Pada April 2022, Asosiasi Pertukaran Mata Uang Virtual Jepang (JVCEA) memperkenalkan aturan pengaturan mandiri yang sesuai. Pada Oktober tahun lalu, pemerintah Jepang menyetujui keputusan kabinet untuk mengubah undang-undang yang ada untuk mengekang pencucian uang menggunakan kripto, sejalan dengan pedoman FATF.
Advertisement
OJK Jepang dan Singapura Bikin Proyek Kripto Bareng
Sebelumnya, pada 26 Juni 2023 regulator keuangan Jepang, Otoritas Jasa Keuangan (FSA), mengumumkan kemitraan dengan Otoritas Moneter Singapura (MAS) untuk regulasi bersama dan pengujian percontohan proyek cryptocurrency.

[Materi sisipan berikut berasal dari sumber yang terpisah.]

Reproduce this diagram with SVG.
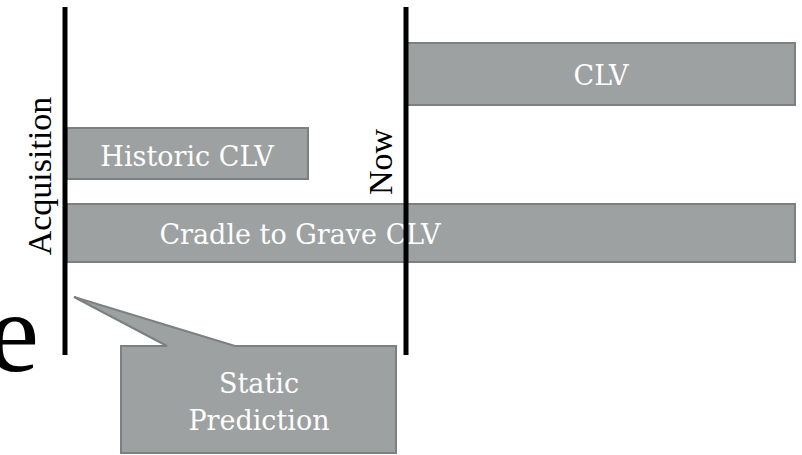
<svg xmlns="http://www.w3.org/2000/svg" width="802" height="455" viewBox="0 0 802 455">
<style>
.bar{fill:#9ea1a1;stroke:#7d8080;stroke-width:2}
.lbl{font-family:"DejaVu Serif","Liberation Serif",serif;font-size:27px;fill:#ffffff;text-anchor:middle}
.axis{font-family:"Liberation Serif","Times New Roman",serif;font-size:34px;fill:#000000;text-anchor:middle}
.big{font-family:"Liberation Serif","Times New Roman",serif;font-size:115px;fill:#000000}
.vline{stroke:#000000;stroke-width:5}
</style>
<rect width="802" height="455" fill="#ffffff"/>
<text class="big" x="-12" y="371">e</text>
<g id="clv">
<rect class="bar" x="407" y="43" width="388" height="62"/>
<text class="lbl" x="601" y="85">CLV</text>
</g>
<g id="historic-clv">
<rect class="bar" x="67" y="128" width="241" height="51"/>
<text class="lbl" x="187" y="166">Historic CLV</text>
</g>
<g id="cradle-to-grave-clv">
<rect class="bar" x="67" y="204" width="728" height="58"/>
<text class="lbl" x="300" y="244">Cradle to Grave CLV</text>
</g>
<g id="connectors">
<line class="vline" x1="65" y1="7" x2="65" y2="355"/>
<line class="vline" x1="406" y1="7" x2="406" y2="355"/>
</g>
<g id="acquisition">
<text class="axis" transform="translate(51,176) rotate(-90)">Acquisition</text>
</g>
<g id="now">
<text class="axis" transform="translate(392,162) rotate(-90)">Now</text>
</g>
<g id="static-prediction">
<path class="bar" d="M121,346 L167,346 L74,297 L235,346 L396,346 L396,453 L121,453 Z"/>
<text class="lbl" x="259" y="393">Static</text>
<text class="lbl" x="259" y="430">Prediction</text>
</g>
</svg>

Dikutip dari Cointelegraph, Selasa (4/7/2023), langkah ini sesuai dengan inisiatif kedua negara sebelumnya yang dinamai "Project Guardian". Proyek ini bertujuan untuk menguji kelayakan penerapan teknologi digital seperti tokenisasi aset melalui eksperimen percontohan, sembari mengelola risiko terhadap stabilitas dan integritas keuangan.

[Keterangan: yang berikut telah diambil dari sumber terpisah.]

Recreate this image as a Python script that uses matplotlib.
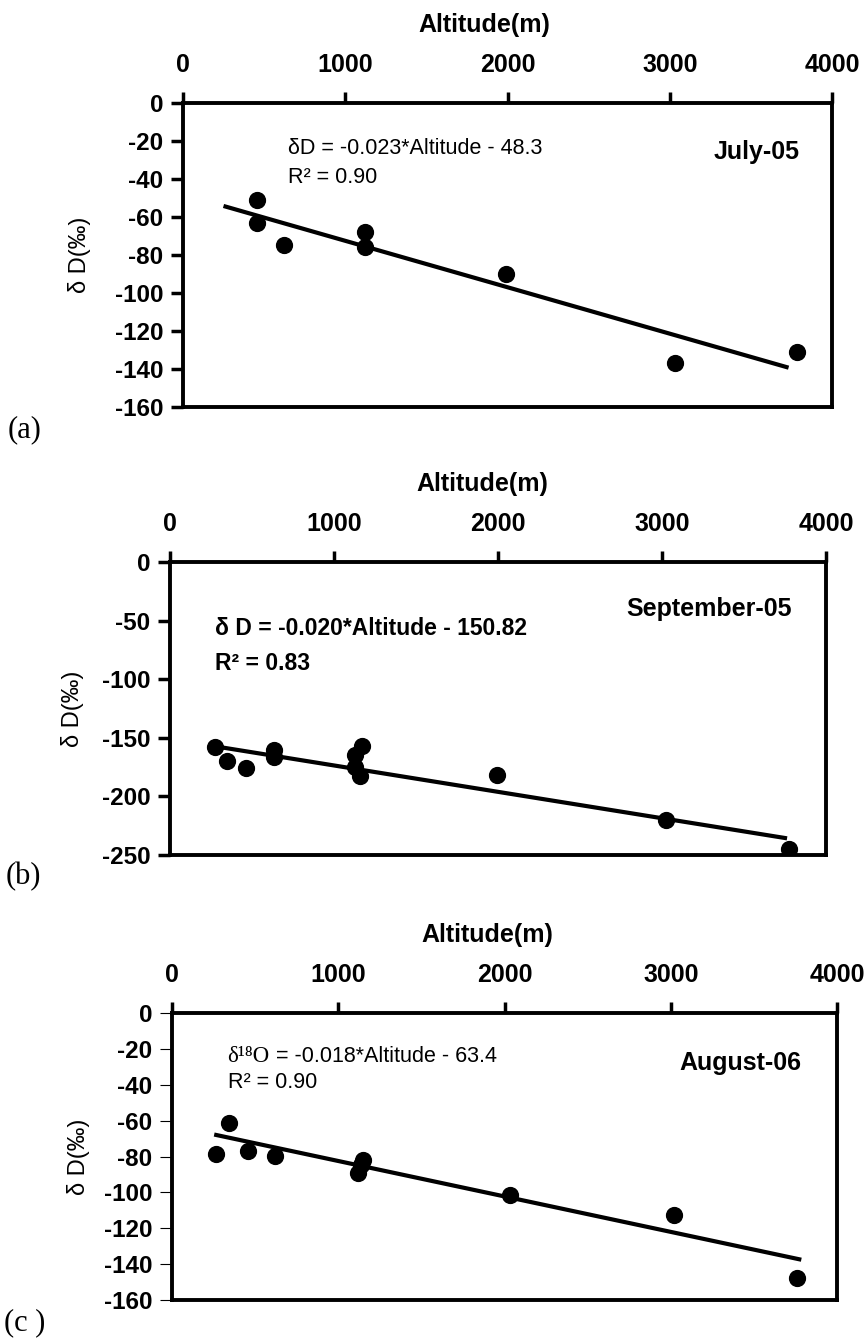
import matplotlib
matplotlib.use('Agg')
import matplotlib.pyplot as plt

plt.rcParams['font.family'] = ['Liberation Sans', 'DejaVu Sans']
plt.rcParams['axes.unicode_minus'] = False

# altitude (m) vs deltaD (permil)
alt_jul05 = [455, 455, 620, 1124, 1124, 1989, 3030, 3782]
dD_jul05 = [-51, -63, -74.5, -68, -76, -90, -137, -131]
fit_x_jul05 = [262, 3720]
fit_y_jul05 = [-54.5, -139]

alt_sep05 = [272, 345, 462, 633, 633, 1128, 1128, 1160, 1168, 1992, 3024, 3772]
dD_sep05 = [-158, -170, -176, -160, -166, -165, -175, -183, -157, -182, -220, -245]
fit_x_sep05 = [285, 3750]
fit_y_sep05 = [-157.5, -235.5]

alt_aug06 = [266, 340, 458, 622, 1118, 1134, 1151, 2033, 3019, 3759]
dD_aug06 = [-78.5, -61.5, -77, -79.5, -89, -85, -82, -101.5, -112.5, -147.5]
fit_x_aug06 = [266, 3773]
fit_y_aug06 = [-68, -137.3]

x_ticks = [0, 1000, 2000, 3000, 4000]
y_ticks_20 = [0, -20, -40, -60, -80, -100, -120, -140, -160]
y_ticks_50 = [0, -50, -100, -150, -200, -250]

W, H = 868, 1338
fig = plt.figure(figsize=(W / 100, H / 100), dpi=100)


def rect(l, t, r, b):
    return [l / W, 1 - b / H, (r - l) / W, (b - t) / H]


def panel(box, x, y, fx, fy, yticks, xlab_x, ylab_pad, ytick_w=2.5):
    ax = fig.add_axes(rect(*box))
    ax.scatter(x, y, s=130, color='black', zorder=3)
    ax.plot(fx, fy, color='black', lw=3)
    ax.set_xlim(0, 4000)
    ax.set_ylim(min(yticks), 0)
    ax.set_xticks(x_ticks)
    ax.set_yticks(yticks)
    for s in ax.spines.values():
        s.set_linewidth(2.8)
    ax.tick_params(axis='x', top=True, bottom=False, labeltop=True, labelbottom=False,
                   direction='out', length=8, width=2.5, pad=10.5, labelsize=18)
    ax.tick_params(axis='y', direction='out', length=9, width=ytick_w, pad=5, labelsize=17.5)
    for lb in ax.get_xticklabels() + ax.get_yticklabels():
        lb.set_fontweight('bold')
    ax.xaxis.set_label_position('top')
    ax.set_xlabel('Altitude(m)', fontsize=18, fontweight='bold', labelpad=15, x=xlab_x)
    ax.set_ylabel('δ D(‰)', fontsize=17, labelpad=ylab_pad)
    return ax


ax1 = panel((183, 103, 832, 407), alt_jul05, dD_jul05, fit_x_jul05, fit_y_jul05,
            y_ticks_20, 0.464, 17)
ax1.text(650, -24, 'δD = -0.023*Altitude - 48.3', fontsize=15.5, va='center')
ax1.text(650, -39, 'R² = 0.90', fontsize=15.5, va='center')
ax1.text(3800, -26, 'July-05', fontsize=18, fontweight='bold', ha='right', va='center')

ax2 = panel((170, 562, 826, 855), alt_sep05, dD_sep05, fit_x_sep05, fit_y_sep05,
            y_ticks_50, 0.476, 13)
ax2.text(272, -57, 'δ D = -0.020*Altitude - 150.82', fontsize=16.5, fontweight='bold', va='center')
ax2.text(272, -87, 'R² = 0.83', fontsize=16.5, fontweight='bold', va='center')
ax2.text(3790, -40, 'September-05', fontsize=18, fontweight='bold', ha='right', va='center')

ax3 = panel((172, 1013, 837, 1300), alt_aug06, dD_aug06, fit_x_aug06, fit_y_aug06,
            y_ticks_20, 0.474, 10, ytick_w=0.8)
t = ax3.text(334, -24, 'δ¹⁸O', fontsize=16.5, va='center', family=['Liberation Serif', 'DejaVu Serif'])
ax3.annotate(' = -0.018*Altitude - 63.4', xy=(1, 0), xycoords=t, fontsize=15.5, va='bottom')
ax3.text(334, -39, 'R² = 0.90', fontsize=15.5, va='center')
ax3.text(3786, -28, 'August-06', fontsize=18, fontweight='bold', ha='right', va='center')

serif = ['Liberation Serif', 'DejaVu Serif']
fig.text(8 / W, 1 - 430 / H, '(a)', fontsize=22, family=serif, va='center')
fig.text(6 / W, 1 - 877 / H, '(b)', fontsize=22, family=serif, va='center')
fig.text(4 / W, 1 - 1323 / H, '(c )', fontsize=22, family=serif, va='center')

fig.savefig('out.png', dpi=100)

Percontohan industri saat ini mencakup pendapatan tetap, valuta asing, dan manajemen aset dan kekayaan. Didirikan pada Mei 2022 oleh MAS, Project Guardian berupaya menguji kelayakan aplikasi dalam tokenisasi aset dan DeFi, sesuai dengan peraturan yang tepat.
Proyek ini memiliki empat area fokus jaringan terbuka dan dapat dioperasikan, jangkar kepercayaan, tokenisasi aset, dan protokol DeFi tingkat institusional.
Kolaborasi ini juga mengikuti periode relaksasi hukum kripto di Jepang. Pada 25 Juni Badan Pajak Nasional Jepang memutuskan untuk membebaskan penerbit token dari pajak 30 persen atas keuntungan modal yang belum direalisasi.
Awal tahun ini, perdana menteri Jepang Fumio Kishida mengatakan organisasi otonom yang terdesentralisasi dan token yang tidak dapat dipertukarkan dapat membantu mendukung strategi pemerintah Jepang saat mengeksplorasi penggunaan Web3.
Sementara itu, HSBC, Marketnode, dan UOB telah menyelesaikan uji coba produk berstruktur blockchain, sementara UBS sedang menjajaki penerbitan dana Variable Capital Company di jaringan aset digital.
Project Guardian bukanlah kolaborasi pertama antara FSA dan MAS. Pada 2017, kedua regulator membentuk kerangka kerja sama tekfin bersama untuk mempromosikan inovasi di pasar masing-masing.